Purpose : Synapses lacking the functional expression of AMPARs are often considered ‘silent’ (Kerchner and Nicoll, 2008), as glutamate binding to NMDARs alone does not substantially activate them (due to the voltage-dependent block of NMDARs by external Mg2+ ions). While silent synapses have been studied extensively throughout the central nervous system, whether they arise presynaptically (‘whispering synapses’ and/or glutamate ‘spill-over’ hypothesis) or post-synaptically (‘deaf synapses’ hypothesis: lacking AMPAR expression) still remain unclear.

Methods : Here we use electrophysiological patch-clamp and 2-P imaging techniques to investigate the synaptic mechanisms underlying silent synapses in the direction-selective ganglion cell (DSGC) circuit of mature mouse retina, where these synapses play an important role in amplifying responses.

Results : NMDAR-mediated miniature-like events could be detected in DSGCs under pharmacological isolation (0 Mg2+, NBQX), suggesting that NMDARs were located at synaptic sites and were able to respond to quantal glutamate release. These events could be distinguished from AMPA EPSCs based on their slower kinetics. Under control conditions, analysis of sEPSCs reveals two distinct populations of AMPA and NMDA-like sEPSCs, suggesting that the receptors are spatially segregated at individual synapses.
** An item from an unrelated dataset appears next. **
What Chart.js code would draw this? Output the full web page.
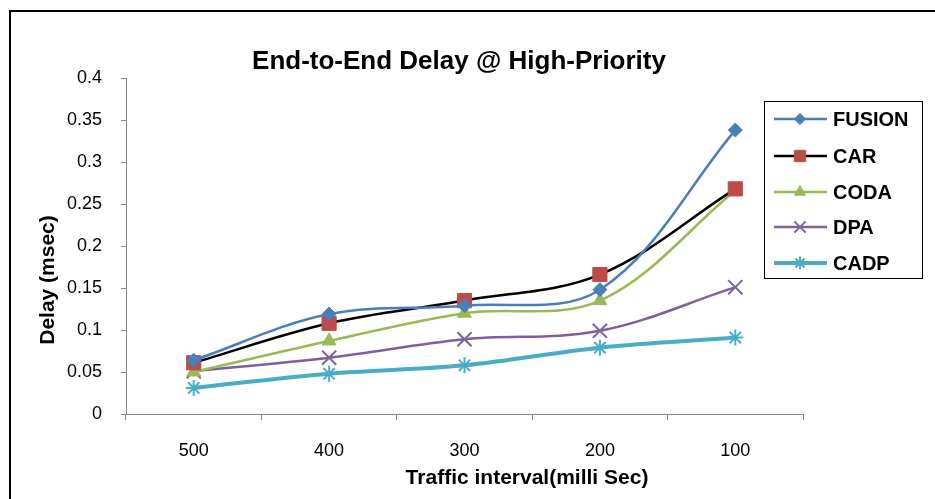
<!DOCTYPE html>
<html>
<head>
<meta charset="utf-8">
<script src="https://cdn.jsdelivr.net/npm/chart.js@4/dist/chart.umd.min.js"></script>
<style>
  html, body { margin: 0; padding: 0; background: #ffffff; }
  #wrap { width: 935px; height: 499px; }
</style>
</head>
<body>
<div id="wrap"><canvas id="c" width="935" height="499"></canvas></div>
<script>
// Traffic interval categories (milli Sec)
const categories = ['500', '400', '300', '200', '100'];

// End-to-end delay (msec) per protocol
const fusion = [0.064, 0.119, 0.129, 0.148, 0.338];
const car    = [0.061, 0.108, 0.135, 0.166, 0.268];
const coda   = [0.050, 0.087, 0.120, 0.135, 0.266];
const dpa    = [0.051, 0.067, 0.089, 0.099, 0.151];
const cadp   = [0.031, 0.048, 0.058, 0.079, 0.091];

// Value-axis tick labels
const yTicks = [0, 0.05, 0.1, 0.15, 0.2, 0.25, 0.3, 0.35, 0.4];

const titleText = 'End-to-End Delay @ High-Priority';
const xTitle = 'Traffic interval(milli Sec)';
const yTitle = 'Delay (msec)';

const FONT = '"Liberation Sans", Arial, sans-serif';

function series(label, data, line, marker, style, radius, width) {
  return {
    label, data,
    borderColor: line,
    backgroundColor: marker,
    pointBackgroundColor: marker,
    pointBorderColor: marker,
    pointBorderWidth: (style === 'crossRot' || style === 'star') ? 2 : 1,
    pointStyle: style,
    pointRadius: radius,
    pointHoverRadius: radius,
    borderWidth: width,
    tension: 0.35,
    fill: false
  };
}

const datasets = [
  series('FUSION', fusion, '#4a7ebb', '#4a7ebb', 'rectRot', 7, 2.5),
  series('CAR',    car,    '#000000', '#be4b48', 'rect',    10, 2.5),
  series('CODA',   coda,   '#98b954', '#98b954', 'triangle', 8, 2.5),
  series('DPA',    dpa,    '#7d60a0', '#7d60a0', 'crossRot', 10, 2.5),
  series('CADP',   cadp,   '#4bacc6', '#4bacc6', 'star',     8, 4)
];

// Chart frame, title, axis titles and legend box
const decorations = {
  id: 'decorations',
  afterDraw(chart) {
    const ctx = chart.ctx;
    ctx.save();

    // outer frame
    ctx.strokeStyle = '#000000';
    ctx.lineWidth = 2;
    ctx.strokeRect(10, 11, 2000, 2000);

    // title
    ctx.fillStyle = '#000000';
    ctx.textAlign = 'center';
    ctx.textBaseline = 'middle';
    ctx.font = 'bold 26px ' + FONT;
    ctx.fillText(titleText, 459, 62);

    // x-axis title
    ctx.font = 'bold 21px ' + FONT;
    ctx.fillText(xTitle, 527, 478);

    // y-axis title
    ctx.save();
    ctx.translate(48, 280);
    ctx.rotate(-Math.PI / 2);
    ctx.fillText(yTitle, 0, 0);
    ctx.restore();

    // legend
    const lx = 764, ly = 101, lw = 158, lh = 177;
    ctx.lineWidth = 1;
    ctx.strokeStyle = '#000000';
    ctx.strokeRect(lx + 0.5, ly + 0.5, lw, lh);
    const rows = [119, 156, 192, 227, 263];
    ctx.textAlign = 'left';
    ctx.font = 'bold 20px ' + FONT;
    chart.data.datasets.forEach((ds, i) => {
      const y = rows[i];
      ctx.strokeStyle = ds.borderColor;
      ctx.lineWidth = ds.borderWidth;
      ctx.beginPath();
      ctx.moveTo(774, y);
      ctx.lineTo(827, y);
      ctx.stroke();
      ctx.fillStyle = ds.pointBackgroundColor;
      ctx.strokeStyle = ds.pointBorderColor;
      ctx.lineWidth = ds.pointBorderWidth;
      Chart.helpers.drawPoint(ctx, {
        pointStyle: ds.pointStyle,
        radius: ds.pointRadius * 0.8,
        rotation: 0,
        borderWidth: ds.pointBorderWidth
      }, 800, y);
      ctx.fillStyle = '#000000';
      ctx.fillText(ds.label, 833, y + 1);
    });

    ctx.restore();
  }
};

new Chart(document.getElementById('c'), {
  type: 'line',
  data: { labels: categories, datasets },
  options: {
    responsive: false,
    animation: false,
    layout: { padding: { top: 78, right: 132, left: 0, bottom: 0 } },
    plugins: {
      legend: { display: false },
      title: { display: false },
      tooltip: { enabled: false }
    },
    scales: {
      x: {
        type: 'category',
        offset: true,
        afterFit(scale) { scale.height = 85; },
        grid: {
          offset: true,
          drawOnChartArea: false,
          drawTicks: true,
          tickLength: 6,
          color: '#868686'
        },
        border: { display: true, color: '#868686', width: 1 },
        ticks: {
          color: '#000000',
          font: { family: FONT, size: 18 },
          padding: 20,
          maxRotation: 0,
          autoSkip: false
        }
      },
      y: {
        min: 0,
        max: 0.4,
        afterFit(scale) { scale.width = 126; },
        afterBuildTicks(scale) { scale.ticks = yTicks.map(v => ({ value: v })); },
        grid: {
          drawOnChartArea: false,
          drawTicks: true,
          tickLength: 5,
          color: '#868686'
        },
        border: { display: true, color: '#868686', width: 1 },
        ticks: {
          color: '#000000',
          font: { family: FONT, size: 18 },
          padding: 19,
          callback: v => String(+v.toFixed(2))
        }
      }
    }
  },
  plugins: [decorations]
});
</script>
</body>
</html>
Consistent with these findings, NMDAR-mediated ‘optical quantal’ activity could be detected at discrete dendritic sites using 2-P Ca2+ imaging techniques.

Conclusions : Silent synapses in mature DSGCs represent synapses lacking the postsynaptic expression of AMPA receptors.

This is an abstract that was submitted for the 2018 ARVO Annual Meeting, held in Honolulu, Hawaii, April 29 - May 3, 2018.